Recorded data:
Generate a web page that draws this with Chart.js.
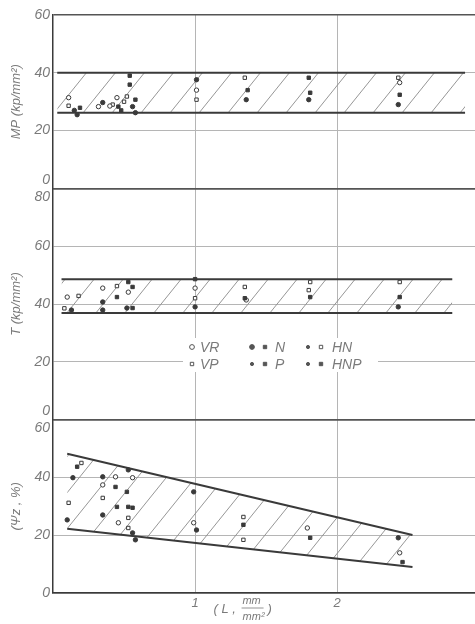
<!DOCTYPE html>
<html>
<head>
<meta charset="utf-8">
<script src="https://cdn.jsdelivr.net/npm/chart.js@4.4.0/dist/chart.umd.min.js"></script>
<style>
  html, body { margin: 0; padding: 0; background: #fff; }
</style>
</head>
<body>
<canvas id="chart" width="475" height="624"></canvas>
<script>
// shared x axis: L (mm/mm2)
const xTicks = [1, 2];

// MP panel: band limits
const mpBandX = [0.03, 2.9];
const mpUpper = [40, 40];
const mpLower = [26.2, 26.2];
// MP points [L, MP]
const mpDot = [[0.17, 25.5], [0.58, 26.2], [0.56, 28.3], [1.01, 37.6], [1.36, 30.7], [1.8, 30.7], [2.43, 29], [0.35, 29.7], [0.15, 27]];
const mpSquare = [[0.19, 27.9], [0.54, 39], [0.54, 35.9], [0.46, 28.3], [1.37, 34], [1.81, 33.1], [2.44, 32.4], [0.58, 30.7], [1.8, 38.3], [0.48, 27]];
const mpRing = [[0.11, 31.4], [0.45, 31.4], [0.32, 28.3], [1.01, 34], [2.44, 36.6], [0.4, 28.5]];
const mpBox = [[0.11, 28.6], [0.5, 30], [1.01, 30.7], [1.35, 38.3], [2.43, 38.3], [0.42, 29], [0.52, 31.8]];

// T panel: band limits
const tBandX = [0.06, 2.81];
const tUpper = [48.6, 48.6];
const tLower = [36.9, 36.9];
// T points [L, T]
const tDot = [[0.13, 37.9], [0.35, 40.7], [0.52, 38.6], [1.0, 39], [2.43, 39], [0.35, 37.9]];
const tSquare = [[0.56, 38.6], [0.53, 47.6], [0.45, 42.4], [1.35, 42], [1.81, 42.4], [2.44, 42.4], [0.56, 45.9], [1.0, 48.6]];
const tRing = [[0.1, 42.4], [0.35, 45.5], [1.0, 45.5], [1.36, 41.4], [0.53, 44.1]];
const tBox = [[0.18, 42.8], [0.45, 46.2], [1.0, 42], [1.35, 45.9], [1.81, 47.6], [2.44, 47.6], [1.8, 44.8], [0.08, 38.5]];

// Psi panel: band limits
const psiBandX = [0.1, 2.53];
const psiUpper = [48.2, 20.1];
const psiLower = [22.2, 9.0];
// Psi points [L, Psi]
const psiDot = [[0.1, 25.3], [0.14, 39.9], [0.35, 40.2], [0.35, 27], [0.58, 18.4], [0.99, 35], [0.53, 42.6], [1.01, 21.8], [2.43, 19.1], [0.56, 20.8]];
const psiSquare = [[0.17, 43.7], [0.44, 36.7], [0.52, 35], [0.53, 29.8], [1.34, 23.6], [1.81, 19.1], [2.46, 10.7], [0.56, 29.5], [0.45, 29.8]];
const psiRing = [[0.56, 39.9], [0.44, 40.2], [0.46, 24.3], [0.99, 24.3], [1.79, 22.5], [2.44, 13.9], [0.35, 37.4]];
const psiBox = [[0.11, 31.2], [0.35, 32.9], [0.53, 26], [0.53, 22.5], [1.34, 26.3], [1.34, 18.4], [0.2, 45]];

// legend entries
const legendRows = [
  [{ marks: ['ring'], label: 'VR' }, { marks: ['dot', 'square'], label: 'N' }, { marks: ['smalldot', 'box'], label: 'HN' }],
  [{ marks: ['box'], label: 'VP' }, { marks: ['smalldot', 'square'], label: 'P' }, { marks: ['smalldot', 'square'], label: 'HNP' }]
];

const ink = '#3a3a3a';
const textGray = '#7a7a7a';
const fontFam = '"Liberation Sans", Arial, sans-serif';

// diagonal hatch pattern
function hatch() {
  const w = 29, h = 36;
  const c = document.createElement('canvas');
  c.width = w; c.height = h;
  const g = c.getContext('2d');
  g.strokeStyle = '#8a8a8a';
  g.lineWidth = 0.9;
  for (const off of [-w, 0, w]) {
    g.beginPath();
    g.moveTo(off, h);
    g.lineTo(off + w, 0);
    g.stroke();
  }
  return g.createPattern(c, 'repeat');
}
const pattern = hatch();

const pts = (arr) => arr.map(p => ({ x: p[0], y: p[1] }));
const band = (xs, ys) => xs.map((x, i) => ({ x: x, y: ys[i] }));

function bandSets(axis, xs, lower, upper) {
  return [
    { type: 'line', data: band(xs, lower), yAxisID: axis, borderColor: ink, borderWidth: 2, pointRadius: 0, fill: false, order: 2 },
    { type: 'line', data: band(xs, upper), yAxisID: axis, borderColor: ink, borderWidth: 2, pointRadius: 0, fill: '-1', backgroundColor: pattern, order: 2 }
  ];
}

function pointSets(axis, dot, square, ring, box) {
  return [
    { data: pts(dot), yAxisID: axis, pointStyle: 'circle', pointRadius: 2.2, backgroundColor: ink, borderColor: ink, borderWidth: 1, order: 1 },
    { data: pts(square), yAxisID: axis, pointStyle: 'rect', pointRadius: 2.4, backgroundColor: ink, borderColor: ink, borderWidth: 1, order: 1 },
    { data: pts(ring), yAxisID: axis, pointStyle: 'circle', pointRadius: 2.2, backgroundColor: '#fff', borderColor: ink, borderWidth: 1, order: 1 },
    { data: pts(box), yAxisID: axis, pointStyle: 'rect', pointRadius: 2.4, backgroundColor: '#fff', borderColor: ink, borderWidth: 1, order: 1 }
  ];
}

const datasets = [].concat(
  bandSets('yMP', mpBandX, mpLower, mpUpper),
  bandSets('yT', tBandX, tLower, tUpper),
  bandSets('yPsi', psiBandX, psiLower, psiUpper),
  pointSets('yMP', mpDot, mpSquare, mpRing, mpBox),
  pointSets('yT', tDot, tSquare, tRing, tBox),
  pointSets('yPsi', psiDot, psiSquare, psiRing, psiBox)
);

const tickFont = { family: fontFam, size: 14, style: 'italic' };
const titleFont = { family: fontFam, size: 13, style: 'italic' };

function noPad(s) {
  s.paddingTop = 0; s.paddingBottom = 0; s.paddingLeft = 0; s.paddingRight = 0;
}

function yAxis(max, title, labelFn, weight) {
  return {
    type: 'linear',
    position: 'left',
    stack: 'panels',
    stackWeight: weight,
    min: 0,
    max: max,
    border: { color: ink, width: 1.5 },
    grid: {
      drawTicks: false,
      color: (c) => (c.tick && (c.tick.value === 0 || c.tick.value === max)) ? '#555' : '#b5b5b5',
      lineWidth: (c) => (c.tick && (c.tick.value === 0 || c.tick.value === max)) ? 1.4 : 1
    },
    ticks: { stepSize: 20, autoSkip: false, padding: 3, color: textGray, font: tickFont, callback: labelFn },
    title: { display: true, text: title, color: textGray, font: titleFont, padding: { top: 9, bottom: 0 } },
    afterFit: (s) => { s.width = 53; noPad(s); }
  };
}

// custom legend and x-axis caption
const extras = {
  id: 'extras',
  afterDatasetsDraw(chart) {
    const ctx = chart.ctx;
    ctx.save();
    ctx.fillStyle = '#fff';
    ctx.fillRect(183, 338, 195, 34);
    const colX = [[192, 200], [252, 275], [308, 332]];
    const rowY = [347, 364];
    ctx.font = 'italic 14px ' + fontFam;
    ctx.textBaseline = 'middle';
    legendRows.forEach((row, r) => {
      row.forEach((item, c) => {
        let mx = colX[c][0];
        item.marks.forEach((m) => {
          const opts = {
            pointStyle: (m === 'square' || m === 'box') ? 'rect' : 'circle',
            radius: m === 'smalldot' ? 1.6 : 2.4,
            borderWidth: 1
          };
          ctx.fillStyle = (m === 'ring' || m === 'box') ? '#fff' : '#555';
          ctx.strokeStyle = '#555';
          Chart.helpers.drawPoint(ctx, opts, mx, rowY[r]);
          mx += 13;
        });
        ctx.fillStyle = textGray;
        ctx.textAlign = 'left';
        ctx.fillText(item.label, colX[c][1], rowY[r] + 1);
      });
    });
    ctx.restore();
  },
  afterDraw(chart) {
    const ctx = chart.ctx;
    const xs = chart.scales.x;
    const x0 = xs.getPixelForValue(1.13);
    ctx.save();
    ctx.fillStyle = textGray;
    ctx.strokeStyle = textGray;
    ctx.textBaseline = 'middle';
    ctx.textAlign = 'left';
    ctx.font = 'italic 13px ' + fontFam;
    ctx.fillText('( L ,', x0, 609);
    ctx.font = 'italic 11px ' + fontFam;
    ctx.textAlign = 'center';
    ctx.fillText('mm', x0 + 38, 601);
    ctx.fillText('mm²', x0 + 40, 617);
    ctx.lineWidth = 0.8;
    ctx.beginPath();
    ctx.moveTo(x0 + 28, 608);
    ctx.lineTo(x0 + 50, 608);
    ctx.stroke();
    ctx.font = 'italic 13px ' + fontFam;
    ctx.textAlign = 'left';
    ctx.fillText(')', x0 + 54, 609);
    ctx.restore();
  }
};

new Chart(document.getElementById('chart'), {
  type: 'scatter',
  data: { datasets: datasets },
  options: {
    responsive: false,
    animation: false,
    layout: { autoPadding: false, padding: { top: 15, left: 0, right: 0, bottom: 0 } },
    plugins: { legend: { display: false }, tooltip: { enabled: false } },
    scales: {
      x: {
        type: 'linear',
        min: 0,
        max: 2.97,
        border: { color: ink, width: 1.5 },
        grid: {
          drawTicks: false,
          lineWidth: 1,
          color: (c) => (c.tick && xTicks.includes(c.tick.value)) ? '#b5b5b5' : 'rgba(0,0,0,0)'
        },
        ticks: {
          stepSize: 1,
          includeBounds: false,
          padding: 3,
          color: textGray,
          font: { family: fontFam, size: 13, style: 'italic' },
          callback: (v) => xTicks.includes(v) ? String(v) : ''
        },
        afterFit: (s) => { s.height = 31; noPad(s); }
      },
      // stacked panels: first listed sits at the bottom
      yPsi: yAxis(60, '(Ψz , %)', (v) => v === 60 ? ['', '60'] : String(v), 60),
      yT: yAxis(80, 'T (kp/mm²)', (v) => v === 0 ? ['0', ''] : (v === 80 ? ['', '80'] : String(v)), 80),
      yMP: yAxis(60, 'MP (kp/mm²)', (v) => v === 0 ? ['0', ''] : String(v), 60)
    }
  },
  plugins: [extras]
});
</script>
</body>
</html>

Task directions: Restate only the lines running from the start of the material above through the line containing "const xTicks = [1, 2];", ends included. No pictures.

Response:
Generate a web page that draws this with Chart.js.
<!DOCTYPE html>
<html>
<head>
<meta charset="utf-8">
<script src="https://cdn.jsdelivr.net/npm/chart.js@4.4.0/dist/chart.umd.min.js"></script>
<style>
  html, body { margin: 0; padding: 0; background: #fff; }
</style>
</head>
<body>
<canvas id="chart" width="475" height="624"></canvas>
<script>
// shared x axis: L (mm/mm2)
const xTicks = [1, 2];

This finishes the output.